Both grant-prayer examples evoke images of a world that is not, of course, and in that way they are alike. In each case the image is the image of the mental world where the writer dwells, whether he knows it or not. The worlds are different, however, because this priesthood, like any other, has its conservative wing and its lunatic fringe, its Thomists and its Pentecostalists. The first writer (back in chapter 10) is orthodox and self-satisfied. He evokes a world in which pale abstractions move among the spheres in cycles and epicycles, or subsets of actions and processes. Translation, transformation, and organization, elemental, immaterial entities, merge and fuse into the transubstantiation of “meaning.” This is a world untouched by human hands. In the universe of “education,” no grubby brats bedevil harried teachers; no chalk dust clouds the air; no trays clatter to the floor in noisy cafeterias; no smelly socks litter the locker room. We find only fleshless principalities and powers, developments and relations, developments in philosophy, psychology, and communications theory, reciprocal relations and abilities to relate. This is a world where any minor German metaphysician of the nineteenth century would feel right at home, but where Walt Whitman would run lunatic.

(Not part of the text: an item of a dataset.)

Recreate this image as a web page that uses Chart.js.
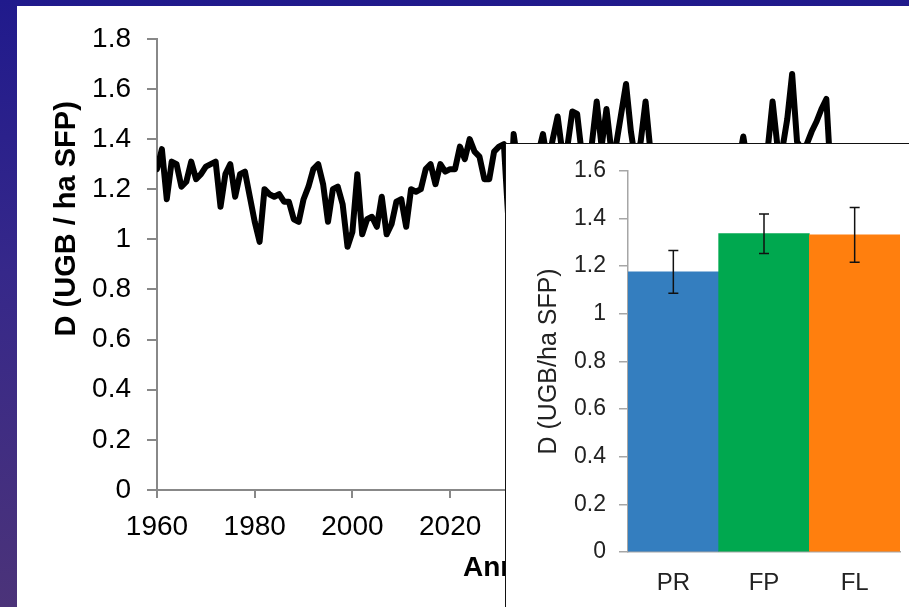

Strangely, people who write and think like that insist that they are champions of what they have named “humanistic” education. They think, or they say that they think, that education ought to instill certain socially desirable attitudes and humanitarian values, and, accordingly, that a teacher must be “humanistic.” A teacher who is too knowledgeable in his subject is likely to become a “mere” expert, a slave of information, so the humanistic educationists take care to prevent that by arranging that would-be teachers spend as little time as possible in the study of any subject. This gives them more time to spend in humanistic studies where they can develop abilities to relate. But the language gives the game away. That grant-writer simply isn’t interested in anything human. Indeed, he isn’t even interested in anything concrete. He is interested in spirits.
The Environmental Educationist, on the other hand, is a visionary of apocalyptic enthusiasm. In his world a focus speaks a message and a manifestation of a vehicle toward an ethic materializes, or almost, out of the swirling fogs of off-site/on-site indoors/outdoors bipolar entities and dyads. He opens the seventy-seventh seal, and a catalytical non-discipline facilitates us to move through a meta-transition into a phase. In miraculous fashion, not to be understood by reason unaided by revelation, clients “represent” a mirror, and changes, a tool. It’s Walpurgisnacht in a soft mode of a visual/physical data exchange system. Where the first writer is a would-be theologian pretending to reason, the second is a shaman pretending to dance up demons. And he does, he does.
Our shamans may be false, but they have danced up real demons. As we have become more and more aware of what is happening in education and language–they go together–we have sought remedies. The shamans have promised us cures. The cures are all lethal.